How Accurate Is My Gradient Calculation for Maximum Acceleration?

[Peter G.]

For the Scan attachment:
The question asks me to find the maximum acceleration. I used those two points in red in the attachment to calculate the gradient doing difference in y and difference in x. I got 4m/s ^2: does it seems correct, or I should have to tangent it? Because it seemed to be a straight line to me.

The next part of the question asks me to draw the general shape of an acceleration time graph from that velocity time graph. (Answer in reply attachment). I divided the graph in four different parts. In the first section it is accelerating non linearly from 0 to 2.2. I think that line is correct. The second part, from 2.2 to 3 I drew a steeper straight line upwards but I think I should switch that to a straight horizontal line and from 3 to 5.6 I drew another upward straight line and finally, for the last 0.4 seconds a straight line on the x axis. For part one and three of the graph, my lines should be straight or curved?

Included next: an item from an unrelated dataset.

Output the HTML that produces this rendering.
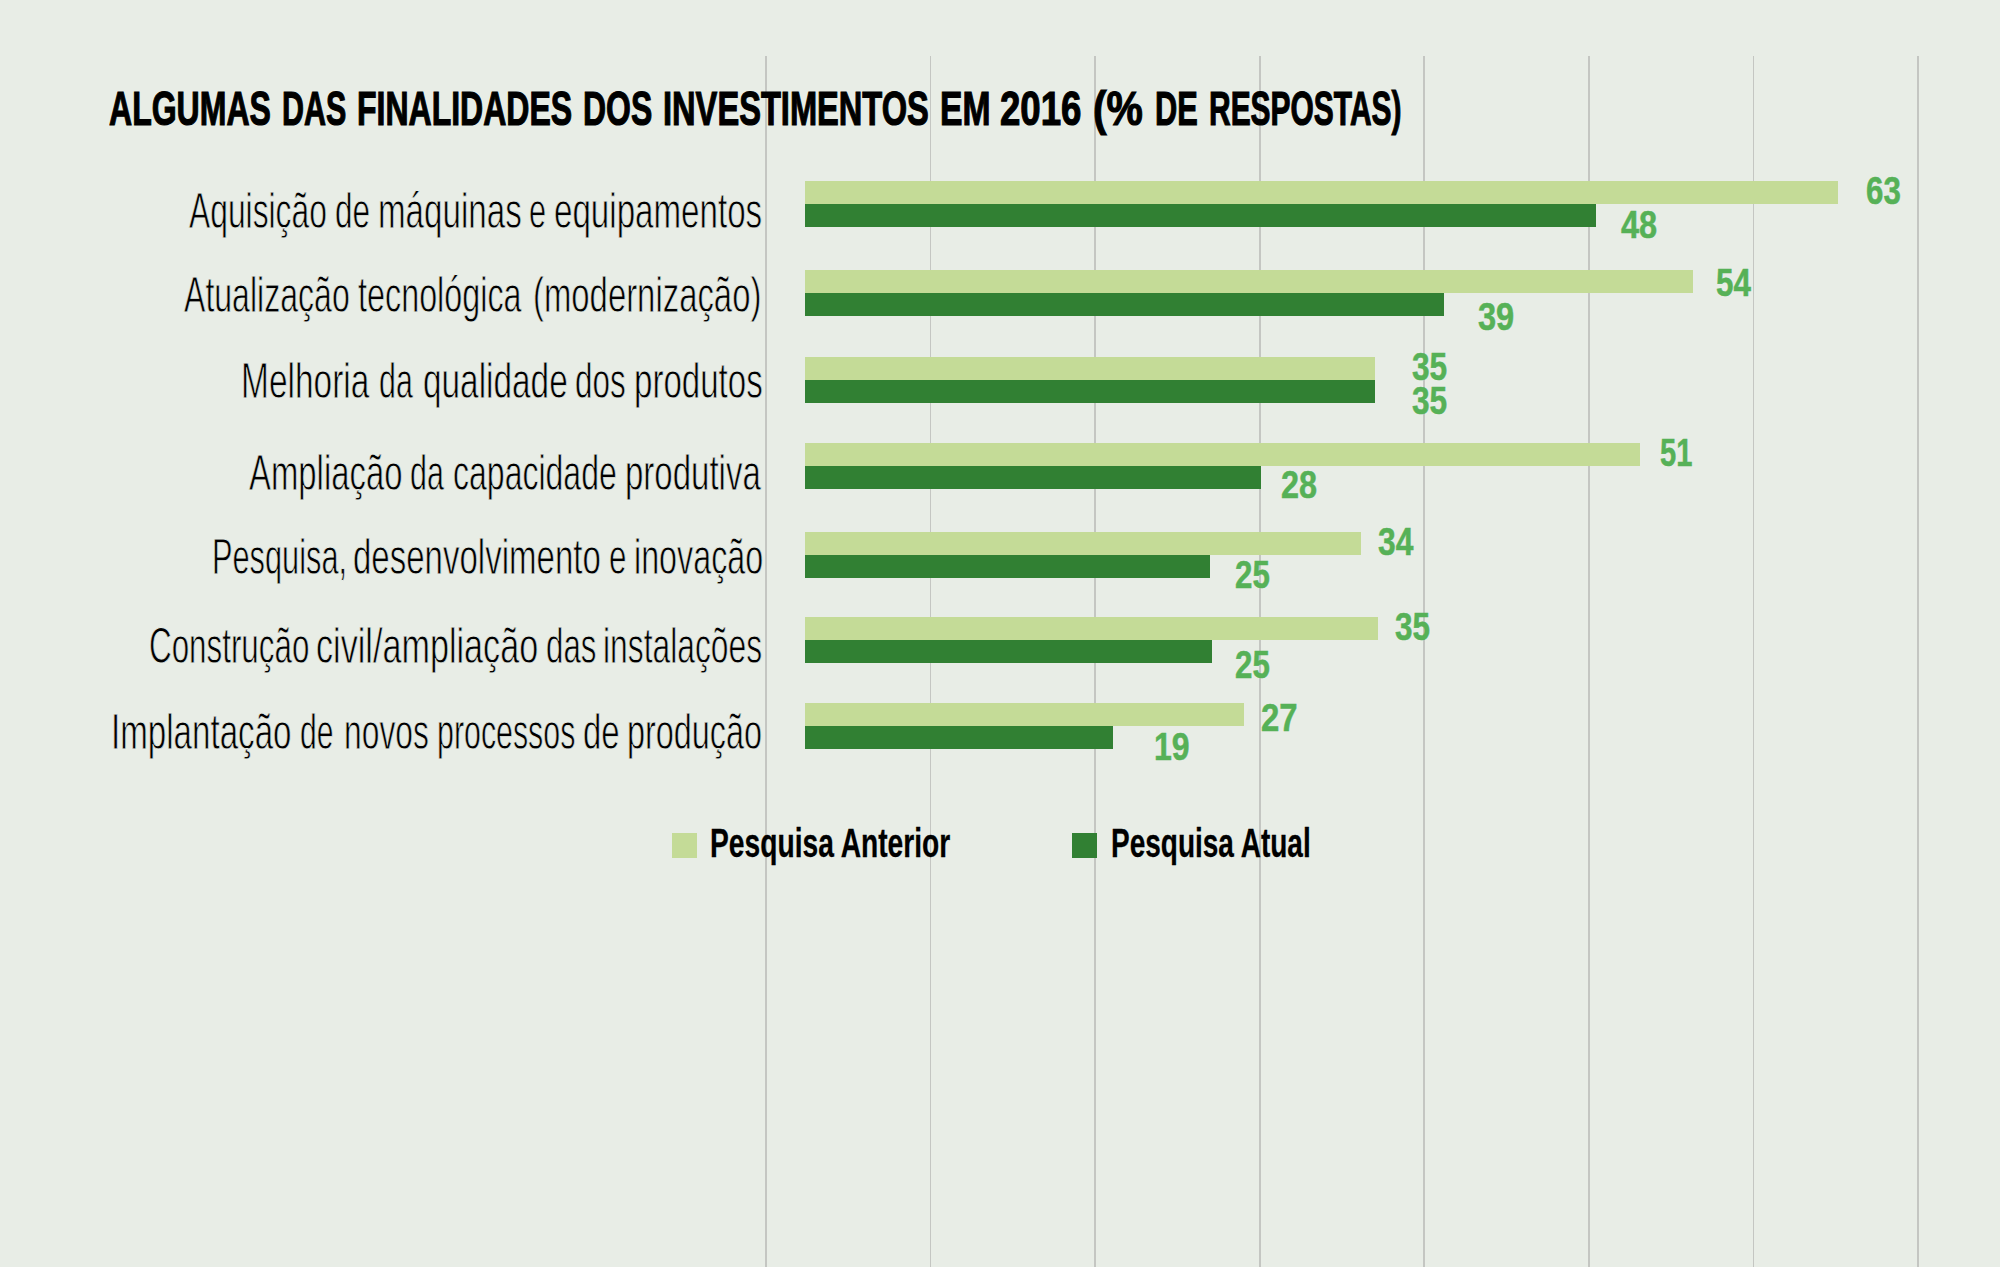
<!DOCTYPE html>
<html><head><meta charset="utf-8"><style>
html,body{margin:0;padding:0;}
body{width:2000px;height:1267px;position:relative;overflow:hidden;background:#e8ede6;font-family:"Liberation Sans",sans-serif;}
.g{position:absolute;top:56px;bottom:0;width:1.7px;background:#c4c6c2;}
.t{position:absolute;height:0;line-height:0;white-space:nowrap;transform-origin:0 0;}
.b{position:absolute;}
</style></head><body>
<div class="g" style="left:765.15px"></div>
<div class="g" style="left:929.72px"></div>
<div class="g" style="left:1094.29px"></div>
<div class="g" style="left:1258.86px"></div>
<div class="g" style="left:1423.44px"></div>
<div class="g" style="left:1588.01px"></div>
<div class="g" style="left:1752.58px"></div>
<div class="g" style="left:1917.15px"></div>
<div class="b" style="left:805px;top:181px;width:1033px;height:23px;background:#c4db97"></div>
<div class="b" style="left:805px;top:204px;width:791px;height:23px;background:#318033"></div>
<div class="b" style="left:805px;top:270px;width:888px;height:23px;background:#c4db97"></div>
<div class="b" style="left:805px;top:293px;width:639px;height:23px;background:#318033"></div>
<div class="b" style="left:805px;top:357px;width:570px;height:23px;background:#c4db97"></div>
<div class="b" style="left:805px;top:380px;width:570px;height:23px;background:#318033"></div>
<div class="b" style="left:805px;top:443px;width:835px;height:23px;background:#c4db97"></div>
<div class="b" style="left:805px;top:466px;width:456px;height:23px;background:#318033"></div>
<div class="b" style="left:805px;top:532px;width:556px;height:23px;background:#c4db97"></div>
<div class="b" style="left:805px;top:555px;width:405px;height:23px;background:#318033"></div>
<div class="b" style="left:805px;top:617px;width:573px;height:23px;background:#c4db97"></div>
<div class="b" style="left:805px;top:640px;width:407px;height:23px;background:#318033"></div>
<div class="b" style="left:805px;top:703px;width:439px;height:23px;background:#c4db97"></div>
<div class="b" style="left:805px;top:726px;width:308px;height:23px;background:#318033"></div>
<div class="b" style="left:672px;top:833px;width:25px;height:25px;background:#c4db97"></div>
<div class="b" style="left:1072px;top:833px;width:25px;height:25px;background:#318033"></div>
<div class="t" style="left:109.34px;top:108.29px;font-size:48.5px;font-weight:bold;color:#000;transform:scaleX(0.6605);-webkit-text-stroke:1.2px #000;">ALGUMAS</div>
<div class="t" style="left:282.12px;top:108.29px;font-size:48.5px;font-weight:bold;color:#000;transform:scaleX(0.6276);-webkit-text-stroke:1.2px #000;">DAS</div>
<div class="t" style="left:357.02px;top:108.29px;font-size:48.5px;font-weight:bold;color:#000;transform:scaleX(0.6599);-webkit-text-stroke:1.2px #000;">FINALIDADES</div>
<div class="t" style="left:583.02px;top:108.29px;font-size:48.5px;font-weight:bold;color:#000;transform:scaleX(0.6584);-webkit-text-stroke:1.2px #000;">DOS</div>
<div class="t" style="left:663.48px;top:108.29px;font-size:48.5px;font-weight:bold;color:#000;transform:scaleX(0.6726);-webkit-text-stroke:1.2px #000;">INVESTIMENTOS</div>
<div class="t" style="left:939.92px;top:108.29px;font-size:48.5px;font-weight:bold;color:#000;transform:scaleX(0.6940);-webkit-text-stroke:1.2px #000;">EM</div>
<div class="t" style="left:1000.25px;top:108.29px;font-size:48.5px;font-weight:bold;color:#000;transform:scaleX(0.7547);-webkit-text-stroke:1.2px #000;">2016</div>
<div class="t" style="left:1092.82px;top:108.29px;font-size:48.5px;font-weight:bold;color:#000;transform:scaleX(0.8421);-webkit-text-stroke:1.2px #000;">(%</div>
<div class="t" style="left:1154.60px;top:108.29px;font-size:48.5px;font-weight:bold;color:#000;transform:scaleX(0.6349);-webkit-text-stroke:1.2px #000;">DE</div>
<div class="t" style="left:1208.65px;top:108.29px;font-size:48.5px;font-weight:bold;color:#000;transform:scaleX(0.6176);-webkit-text-stroke:1.2px #000;">RESPOSTAS)</div>
<div class="t" style="left:1865.69px;top:191.25px;font-size:38.5px;font-weight:bold;color:#56b157;transform:scaleX(0.8122);-webkit-text-stroke:0.5px #56b157;">63</div>
<div class="t" style="left:1620.86px;top:224.65px;font-size:38.5px;font-weight:bold;color:#56b157;transform:scaleX(0.8439);-webkit-text-stroke:0.5px #56b157;">48</div>
<div class="t" style="left:1716.49px;top:282.65px;font-size:38.5px;font-weight:bold;color:#56b157;transform:scaleX(0.8143);-webkit-text-stroke:0.5px #56b157;">54</div>
<div class="t" style="left:1477.85px;top:316.85px;font-size:38.5px;font-weight:bold;color:#56b157;transform:scaleX(0.8463);-webkit-text-stroke:0.5px #56b157;">39</div>
<div class="t" style="left:1412.08px;top:366.75px;font-size:38.5px;font-weight:bold;color:#56b157;transform:scaleX(0.8220);-webkit-text-stroke:0.5px #56b157;">35</div>
<div class="t" style="left:1412.08px;top:400.95px;font-size:38.5px;font-weight:bold;color:#56b157;transform:scaleX(0.8220);-webkit-text-stroke:0.5px #56b157;">35</div>
<div class="t" style="left:1660.14px;top:453.45px;font-size:38.5px;font-weight:bold;color:#56b157;transform:scaleX(0.7561);-webkit-text-stroke:0.5px #56b157;">51</div>
<div class="t" style="left:1281.26px;top:485.15px;font-size:38.5px;font-weight:bold;color:#56b157;transform:scaleX(0.8415);-webkit-text-stroke:0.5px #56b157;">28</div>
<div class="t" style="left:1378.07px;top:542.25px;font-size:38.5px;font-weight:bold;color:#56b157;transform:scaleX(0.8262);-webkit-text-stroke:0.5px #56b157;">34</div>
<div class="t" style="left:1234.99px;top:575.05px;font-size:38.5px;font-weight:bold;color:#56b157;transform:scaleX(0.8122);-webkit-text-stroke:0.5px #56b157;">25</div>
<div class="t" style="left:1394.58px;top:627.15px;font-size:38.5px;font-weight:bold;color:#56b157;transform:scaleX(0.8171);-webkit-text-stroke:0.5px #56b157;">35</div>
<div class="t" style="left:1234.99px;top:664.55px;font-size:38.5px;font-weight:bold;color:#56b157;transform:scaleX(0.8122);-webkit-text-stroke:0.5px #56b157;">25</div>
<div class="t" style="left:1260.94px;top:717.65px;font-size:38.5px;font-weight:bold;color:#56b157;transform:scaleX(0.8550);-webkit-text-stroke:0.5px #56b157;">27</div>
<div class="t" style="left:1153.93px;top:746.85px;font-size:38.5px;font-weight:bold;color:#56b157;transform:scaleX(0.8325);-webkit-text-stroke:0.5px #56b157;">19</div>
<div class="t" style="left:710.14px;top:843.49px;font-size:41px;font-weight:bold;color:#000;transform:scaleX(0.6879);-webkit-text-stroke:0.3px #000;">Pesquisa Anterior</div>
<div class="t" style="left:1110.60px;top:843.49px;font-size:41px;font-weight:bold;color:#000;transform:scaleX(0.6828);-webkit-text-stroke:0.3px #000;">Pesquisa Atual</div>
<div class="t" style="left:188.66px;top:211.06px;font-size:50px;font-weight:normal;color:#000;transform:scaleX(0.6359);-webkit-text-stroke:0.8px #e8ede6;">Aquisição</div>
<div class="t" style="left:334.86px;top:211.06px;font-size:50px;font-weight:normal;color:#000;transform:scaleX(0.6300);-webkit-text-stroke:0.8px #e8ede6;">de</div>
<div class="t" style="left:378.35px;top:211.06px;font-size:50px;font-weight:normal;color:#000;transform:scaleX(0.6631);-webkit-text-stroke:0.8px #e8ede6;">máquinas</div>
<div class="t" style="left:528.91px;top:211.06px;font-size:50px;font-weight:normal;color:#000;transform:scaleX(0.6136);-webkit-text-stroke:0.8px #e8ede6;">e</div>
<div class="t" style="left:554.26px;top:211.06px;font-size:50px;font-weight:normal;color:#000;transform:scaleX(0.6626);-webkit-text-stroke:0.8px #e8ede6;">equipamentos</div>
<div class="t" style="left:184.11px;top:294.77px;font-size:50px;font-weight:normal;color:#000;transform:scaleX(0.6412);-webkit-text-stroke:0.8px #e8ede6;">Atualização</div>
<div class="t" style="left:358.10px;top:294.77px;font-size:50px;font-weight:normal;color:#000;transform:scaleX(0.6468);-webkit-text-stroke:0.8px #e8ede6;">tecnológica</div>
<div class="t" style="left:533.37px;top:294.77px;font-size:50px;font-weight:normal;color:#000;transform:scaleX(0.6574);-webkit-text-stroke:0.8px #e8ede6;">(modernização)</div>
<div class="t" style="left:240.85px;top:381.06px;font-size:50px;font-weight:normal;color:#000;transform:scaleX(0.6694);-webkit-text-stroke:0.8px #e8ede6;">Melhoria</div>
<div class="t" style="left:378.68px;top:381.06px;font-size:50px;font-weight:normal;color:#000;transform:scaleX(0.6077);-webkit-text-stroke:0.8px #e8ede6;">da</div>
<div class="t" style="left:422.70px;top:381.06px;font-size:50px;font-weight:normal;color:#000;transform:scaleX(0.6673);-webkit-text-stroke:0.8px #e8ede6;">qualidade</div>
<div class="t" style="left:575.11px;top:381.06px;font-size:50px;font-weight:normal;color:#000;transform:scaleX(0.6293);-webkit-text-stroke:0.8px #e8ede6;">dos</div>
<div class="t" style="left:633.75px;top:381.06px;font-size:50px;font-weight:normal;color:#000;transform:scaleX(0.6617);-webkit-text-stroke:0.8px #e8ede6;">produtos</div>
<div class="t" style="left:248.54px;top:472.56px;font-size:50px;font-weight:normal;color:#000;transform:scaleX(0.6574);-webkit-text-stroke:0.8px #e8ede6;">Ampliação</div>
<div class="t" style="left:409.67px;top:472.56px;font-size:50px;font-weight:normal;color:#000;transform:scaleX(0.6096);-webkit-text-stroke:0.8px #e8ede6;">da</div>
<div class="t" style="left:453.38px;top:472.56px;font-size:50px;font-weight:normal;color:#000;transform:scaleX(0.6404);-webkit-text-stroke:0.8px #e8ede6;">capacidade</div>
<div class="t" style="left:624.96px;top:472.56px;font-size:50px;font-weight:normal;color:#000;transform:scaleX(0.6602);-webkit-text-stroke:0.8px #e8ede6;">produtiva</div>
<div class="t" style="left:211.62px;top:557.16px;font-size:50px;font-weight:normal;color:#000;transform:scaleX(0.6152);-webkit-text-stroke:0.8px #e8ede6;">Pesquisa,</div>
<div class="t" style="left:353.32px;top:557.16px;font-size:50px;font-weight:normal;color:#000;transform:scaleX(0.6605);-webkit-text-stroke:0.8px #e8ede6;">desenvolvimento</div>
<div class="t" style="left:609.22px;top:557.16px;font-size:50px;font-weight:normal;color:#000;transform:scaleX(0.6273);-webkit-text-stroke:0.8px #e8ede6;">e</div>
<div class="t" style="left:634.22px;top:557.16px;font-size:50px;font-weight:normal;color:#000;transform:scaleX(0.6456);-webkit-text-stroke:0.8px #e8ede6;">inovação</div>
<div class="t" style="left:149.02px;top:645.66px;font-size:50px;font-weight:normal;color:#000;transform:scaleX(0.6272);-webkit-text-stroke:0.8px #e8ede6;">Construção</div>
<div class="t" style="left:316.35px;top:645.66px;font-size:50px;font-weight:normal;color:#000;transform:scaleX(0.6834);-webkit-text-stroke:0.8px #e8ede6;">civil/ampliação</div>
<div class="t" style="left:546.02px;top:645.66px;font-size:50px;font-weight:normal;color:#000;transform:scaleX(0.6253);-webkit-text-stroke:0.8px #e8ede6;">das</div>
<div class="t" style="left:603.46px;top:645.66px;font-size:50px;font-weight:normal;color:#000;transform:scaleX(0.6361);-webkit-text-stroke:0.8px #e8ede6;">instalações</div>
<div class="t" style="left:111.09px;top:732.46px;font-size:50px;font-weight:normal;color:#000;transform:scaleX(0.6626);-webkit-text-stroke:0.8px #e8ede6;">Implantação</div>
<div class="t" style="left:300.09px;top:732.46px;font-size:50px;font-weight:normal;color:#000;transform:scaleX(0.6020);-webkit-text-stroke:0.8px #e8ede6;">de</div>
<div class="t" style="left:343.86px;top:732.46px;font-size:50px;font-weight:normal;color:#000;transform:scaleX(0.6362);-webkit-text-stroke:0.8px #e8ede6;">novos</div>
<div class="t" style="left:436.97px;top:732.46px;font-size:50px;font-weight:normal;color:#000;transform:scaleX(0.6072);-webkit-text-stroke:0.8px #e8ede6;">processos</div>
<div class="t" style="left:583.03px;top:732.46px;font-size:50px;font-weight:normal;color:#000;transform:scaleX(0.6580);-webkit-text-stroke:0.8px #e8ede6;">de</div>
<div class="t" style="left:627.21px;top:732.46px;font-size:50px;font-weight:normal;color:#000;transform:scaleX(0.6480);-webkit-text-stroke:0.8px #e8ede6;">produção</div>
</body></html>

For the other velocity graph, the scan 0007 they asked us to sketch a displacement time graph for that journey. Does my look right?

Thanks,
Peter G

P.S: Answers in form of attachment in reply to this thread.

 

[Peter G.]

Here are the answers.

 

[ashishsinghal]

Let me be clear on this:
scan0004 is answer to scan
scan0006 is answer to scan0007

 

[Peter G.]

Yes, correct.

 

[ashishsinghal]

first, let's see scan0007:
the third part of the graph is incorrect, rest is fine.
velocity just decreases but is never negative. How does your displacement reduce?

now let's see scan:
0 to 2.2 is correct,
2.2 to 3 is incorrect,
actually everything after that is incorrect, except that finally acceleration is zero

 

[ashishsinghal]

nice to see you are online. let's clear doubts right now

 

[ashishsinghal]

oh...I did not check the values. My comments were over the shape

EDIT: by values I did not mean type of graph, I meant the time at which the graph changes, its velocity at that point.

 

[Peter G.]

Ok, for the scan 0007 I had noticed that, and I corrected it.

For the acceleration graph, I made some changes too and it only asks for the general shape. I will upload my new graphs in 5 minutes.

 

[Peter G.]

There they are. And by not checking the figures, you didn't check them for the distance time graph or for the acceleration?

 

[ashishsinghal]

scan0009 is right...
scan0008 is again wrong,
2-3 part is correct now,
as you can see after that velocity increases at lower rate which finally becomes constant

and I checked them as per written, why did you doubt that.

 

[ashishsinghal]

I noticed something interesting:
scan0009 is basically scan (do not consider units)
integrating scan0007 you get scan,
(you get displacement time graph when you integrate velocity time graph)
so what will you get on differentiating scan.
(you get acceleration time graph when you differentiate velocity time graph)

 

[Peter G.]

"and I checked them as per written, why did you doubt that." I didn't doubt you, I asked that because I wanted to know if scan 0009 was still right because you said: "oh...I did not check the values. My comments were over the shape" But I guess it was just a misunderstanding.

For scan 0008: So I got the first line right, up to 2.2 seconds and second line, the straight horizontal line, to 3 seconds, right and the last line, last 0.4 seconds is right. How can I correct the third line?

And sorry, I didn't understand your last reply about integration

 

[ashishsinghal]

see about the third line...if you draw tangents at some point you will see that as time increases slope of tangent decreases meaning acceleration decreases. This (and my last post) mean that your acceleration time graph would look like scan0007

 

[Peter G.]

Ah I see, if I draw tangents to the part of the question graph corresponding to my third line the acceleration is decreasing. I see, thanks! And what about the maximum acceleration in scan? Using both of those red points and doing difference in y / difference x seems fine? I got 4 m/s^2

 

[ashishsinghal]

yeah that is fine. you can see from the graph itself. the max acceleration is in that area

 

[Peter G.]

Thanks a lot for the help. I will fix that acceleration time graph and I am good to go.